Canonicalising email addresses:
- If possible don’t fold case on email addresses at all when you store them, so that you can return them to the user the way they were given to you. Bob@PenIsland.net is not the same as email@example.com
- If you need to case fold an email address due to limitations in your data handling back end, fold it to lower case instead of upper. Many people have all lower case email addresses anyway, and they won’t notice the change, while all upper case reads like SHOUTING
- Don’t try and strip off something that looks like a tag in the local part – it may not be a tag, and even if it is the user wants it there and is probably using it
Comparing email addresses:
- Compare email addresses case-insensitively. While the local part of the email address is technically case-sensitive, most receivers treat them case-insensitively. And if you ever do run across two people whose email addresses differ only in case, it’s not accidental. Probably a deliverability blogger or an art project or something.

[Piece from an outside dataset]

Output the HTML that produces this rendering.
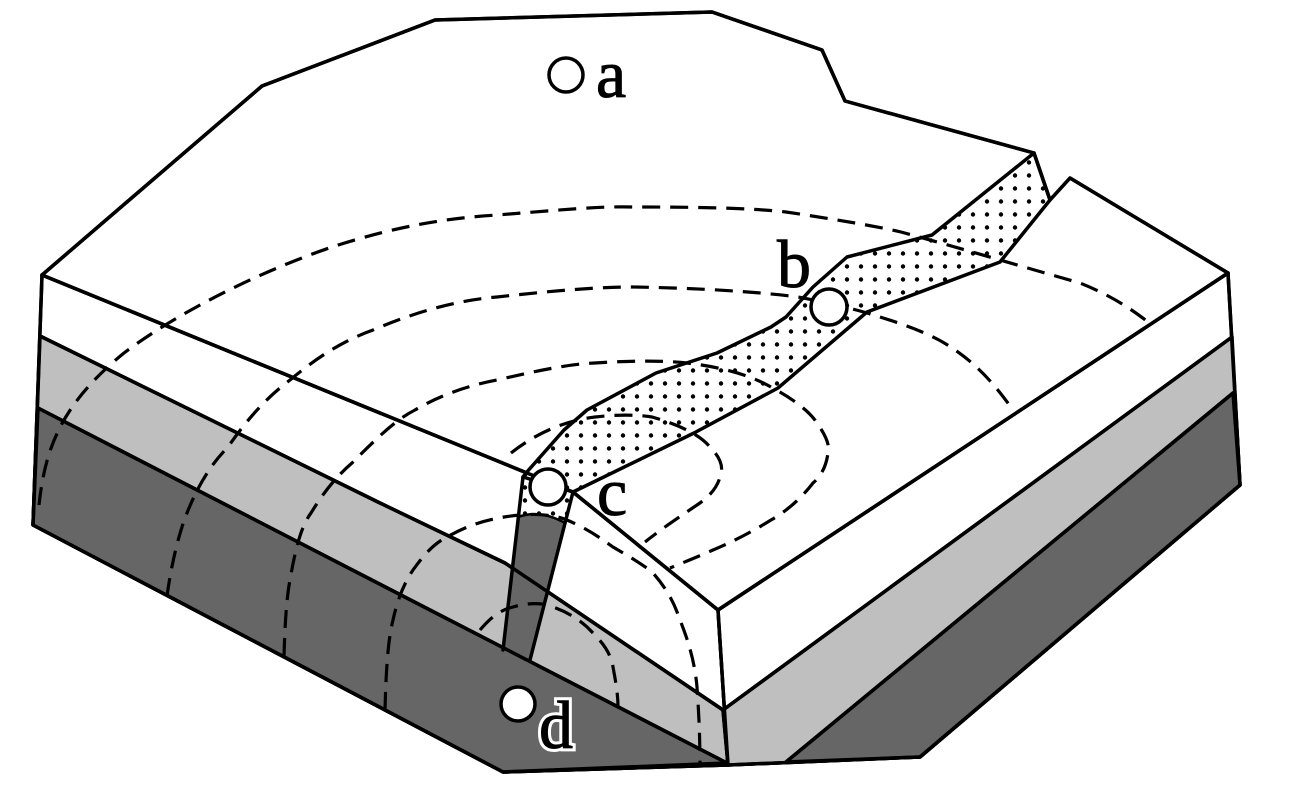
<!DOCTYPE html>
<html><head><meta charset="utf-8"><style>
html,body{margin:0;padding:0;background:#fff}
svg{display:block}
text{font-family:"Liberation Serif","Times New Roman",serif;}
</style></head><body>
<svg width="1299" height="788" viewBox="0 0 1299 788" xmlns="http://www.w3.org/2000/svg">
<defs>
<pattern id="dots" width="14" height="13" patternUnits="userSpaceOnUse">
<circle cx="7" cy="6.5" r="2.2" fill="#000"/>
</pattern>
</defs>
<g stroke="#000" stroke-width="3.5" stroke-linejoin="round" fill="none">
<polygon points="42,275 527,473 523,477 573,492 718,610 728,765 503,772 33,525" fill="#fff"/>
<polygon points="40,336 380,503 505,563 723,710 728,765 503,772 33,525" fill="#bfbfbf"/>
<polygon points="38,408 727,763 503,772 33,525" fill="#666"/>
<polygon points="718,610 1228,273 1240,485 920,757 728,765" fill="#fff"/>
<polygon points="723,710 1232,337 1240,485 920,757 728,765" fill="#bfbfbf"/>
<polygon points="786,762 1233,393 1240,485 920,757" fill="#666"/>
<polygon points="42,275 262,86 435,20 712,12 822,50 845,101 1034,153 1050,200 1070,178 1228,273 718,610 573,492 527,473" fill="#fff"/>
<polygon points="1034,153 932,235 847,257 813,287 786,317 771,327 717,353 656,373 587,410 564,430 526,473 523,477 573,492 694,433 778,388 867,312 1000,262 1050,200" fill="url(#dots)" stroke="none"/>
<polygon points="523,477 573,492 565,523 518,517" fill="url(#dots)" stroke="none"/>
<path d="M518,517 Q540,509 565,523 L530,660 L503,650 Z" fill="#666" stroke="none"/>
</g>
<g stroke="#000" stroke-width="3.2" fill="none" stroke-dasharray="18,10">
<path d="M39,505 C45,450 60,405 124,353 C170,318 250,275 332,247 C400,225 450,218 497,215 C560,210 600,206 633,207 C700,207 750,208 786,212 C840,220 880,227 901,232 C960,248 1020,266 1080,283 C1110,295 1130,308 1148,322"/>
<path d="M167,596 C172,560 180,530 187,513 C200,480 215,460 228,447 C250,415 270,395 290,380 C320,355 345,340 373,330 C420,310 460,300 497,297 C560,290 600,287 633,287 C700,288 760,292 798,297 C830,303 850,308 867,313 C900,323 920,330 939,340 C975,360 995,385 1013,410"/>
<path d="M284,656 C285,620 287,595 290,580 C296,545 302,525 311,513 C325,490 338,475 352,463 C375,440 395,420 415,410 C440,395 470,385 497,380 C540,370 570,364 595,363 C640,360 670,361 687,363 C730,368 755,378 771,387 C795,400 810,412 817,423 C826,436 830,445 828,453 C826,468 820,477 813,483 C800,500 785,512 771,520 C750,533 730,543 713,550 C695,558 682,563 670,568"/>
<path d="M511,453 C540,430 570,420 595,417 C620,414 640,415 652,417 C680,425 700,435 710,447 C720,457 723,466 721,473 C718,490 705,500 694,507 C675,520 660,530 645,542"/>
<path d="M385,710 C386,670 388,640 393,620 C398,597 405,582 413,570 C425,553 435,543 447,537 C470,524 490,518 520,515 C545,513 560,517 567,520 C590,530 600,538 613,547 C635,560 645,566 653,573 C668,590 675,605 680,620 C690,645 695,665 697,687 C699,715 700,740 700,765"/>
<path d="M480,630 C490,618 500,610 513,607 C530,602 545,603 553,607 C570,613 583,622 593,633 C605,645 611,655 613,667 C616,683 618,695 618,707"/>
</g>
<g stroke="#000" stroke-width="3.5" fill="none" stroke-linejoin="round" stroke-linecap="round">
<polyline points="42,275 262,86 435,20 712,12 822,50 845,101 1034,153 1050,200 1070,178 1228,273 1240,485 920,757 728,765 503,772 33,525 42,275"/>
<polyline points="42,275 527,473"/>
<polyline points="1034,153 932,235 847,257 813,287 786,317 771,327 717,353 656,373 587,410 564,430 526,473 523,477 503,650"/>
<polyline points="1050,200 1000,262 867,312 778,388 694,433 573,492 530,660"/>
<polyline points="573,492 718,610 728,765"/>
<polyline points="718,610 1228,273"/>
<polyline points="40,336 380,503 505,563 723,710 1232,337"/>
<polyline points="38,408 727,763"/>
<polyline points="786,762 1233,393"/>
<path d="M518,517 Q540,509 565,523" stroke-width="2.5"/>
</g>
<g stroke="#000" stroke-width="3.5" fill="#fff">
<circle cx="566" cy="75" r="17"/>
<circle cx="829" cy="307" r="18"/>
<circle cx="548" cy="487" r="18"/>
<circle cx="518" cy="704" r="17"/>
</g>
<g font-size="68" fill="#000" stroke="#000" stroke-width="1">
<text x="596" y="97">a</text>
<text x="777" y="287">b</text>
<text x="597" y="515">c</text>
</g>
<text x="539" y="748" font-size="68" fill="#000" stroke="#fff" stroke-width="7" paint-order="stroke">d</text>
<text x="539" y="748" font-size="68" fill="#000" stroke="#000" stroke-width="1">d</text>
</svg>
</body></html>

There are a couple of things I’m not sure about, and where I’d definitely appreciate comments.
There are many places where any email address containing the four letters S, P, A and M is silently discarded. That’s something that’s given our friends at spamex.com, amongst other places, some serious problems. I don’t think it’s a sensible thing to do in general, not least because an email address that’s been specifically created for a mailing lists signup, such as the email addresses at spamex, is a perfectly reasonable thing to be given as part of a mailing list signup. On the other hand, I know very smart people at large ESPs who consider it very sensible operational behaviour, at least, to discard any email address with “spam” in it. Any thoughts? Does it make any difference whether “spam” is in the local part or the domain part?
It’s pretty common to ask people to enter their email addresses twice, and require that they match before accepting the signup. Does this actually improve accuracy at all? Has anyone measured it? Or is it just a parallel to double entering a password change, or a misunderstanding of the meaning of “double opt-in” that’s spread from site to site via monkey-see, monkey-do?